Plausible Deniability
The problem with being sick, she thought, is that everyone wants to take care of you but no one wants to indulge you, and what is the point of being cared for when what one requires most when one is sick is indulgence?
She was tired of the flu, so she got out of bed. Her best tactic in dealing with illness, the last weapon against disease in her arsenal, was denial.
She would not be sick.
She fed the dog, washed the linens, showered and dressed, ate, got Dad’s coffee, emptied the dishwasher, caught up on emails, rescheduled Hugo and Shawna and Mac, asked Brenda and Rita to take the lead in the Zoom presentation tomorrow, which she would attend but would let her voice excuse her from leading. She graded all the papers.

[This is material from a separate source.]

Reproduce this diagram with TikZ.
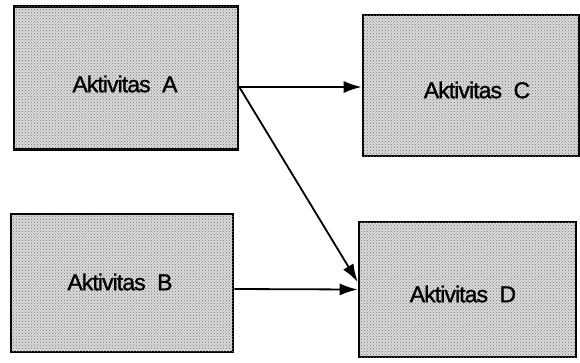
\documentclass[tikz,border=0pt]{standalone}
\usepackage{fontspec}
\setmainfont{Liberation Sans}
\usetikzlibrary{patterns,arrows.meta}
\begin{document}
\begin{tikzpicture}[x=1pt,y=-1pt,
  box/.style={draw=black,line width=2.6pt,fill=gray!28,
    postaction={pattern=crosshatch dots,pattern color=gray!90!black},
    inner sep=0pt},
  lbl/.style={font=\fontsize{23}{27}\selectfont\addfontfeature{LetterSpace=-4,FakeBold=1.2},inner sep=0pt},
  arr/.style={line width=1.8pt,-{Latex[length=18pt,width=12pt]}}]
\useasboundingbox (0,0) rectangle (580,362);
\node[box,minimum width=224pt,minimum height=143pt] (A) at (126,78) {};
\node[box,minimum width=216pt,minimum height=141pt] (C) at (471,85.5) {};
\node[box,minimum width=222pt,minimum height=138pt] (B) at (122,283) {};
\node[box,minimum width=217pt,minimum height=135pt] (D) at (467.5,289.5) {};
\node[lbl] (tA) at (125,84) {Aktivitas\hspace{0.5em}A};
\node[lbl] (tC) at (477,90) {Aktivitas\hspace{0.5em}C};
\node[lbl] (tB) at (120,282) {Aktivitas\hspace{0.5em}B};
\node[lbl] (tD) at (463,294) {Aktivitas\hspace{0.5em}D};
\draw[arr] ([yshift=-9pt]A.east) -- ([yshift=-1.5pt]C.west);
\draw[arr] ([yshift=-9pt]A.east) -- ([yshift=7.5pt]D.west);
\draw[arr] ([yshift=-6pt]B.east) -- ([yshift=0pt]D.west);
\end{tikzpicture}
\end{document}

Then she woke Kat and told them they would be going to get Kat’s hair done as planned. Kat dutifully showered and dressed, but then they said, “I can drive myself. You look like you still need to rest.”
“Nonsense,” she answered, “But if you insist, here is the credit card. Accept any upgrades Jen suggests that sound good to you, but absolutely the tint that makes you all platinum and no yellow. And no shopping on the credit card. Hair only.”
The child was sweetly obedient and left happily.
Her father and brother found her struggling to build the last of the four chairs, her face dripping with sweat. “Let me take that,” her brother said, and she answered, “Good. I need to take the broken fire pit back to the garage since the kids can’t pick it up today.”
Her father stared at her like she had sprouted a second head. “No, we’ll carry it back. I think it will take both of us.” And they took it back, and her brother tightened all the screws she had aligned but had not finished screwing in on the chair while she took the first load of linens out of the dryer and put them on the bed.
Is there anything better than clean linens after days of a sickbed?
She watered the plants, brewed herself a cup of tea, noted how much easier it was to get people to do things if only one remembered never to ask them to do anything, and she promised herself that she would never again castigate her fellow women for manipulating their loved ones.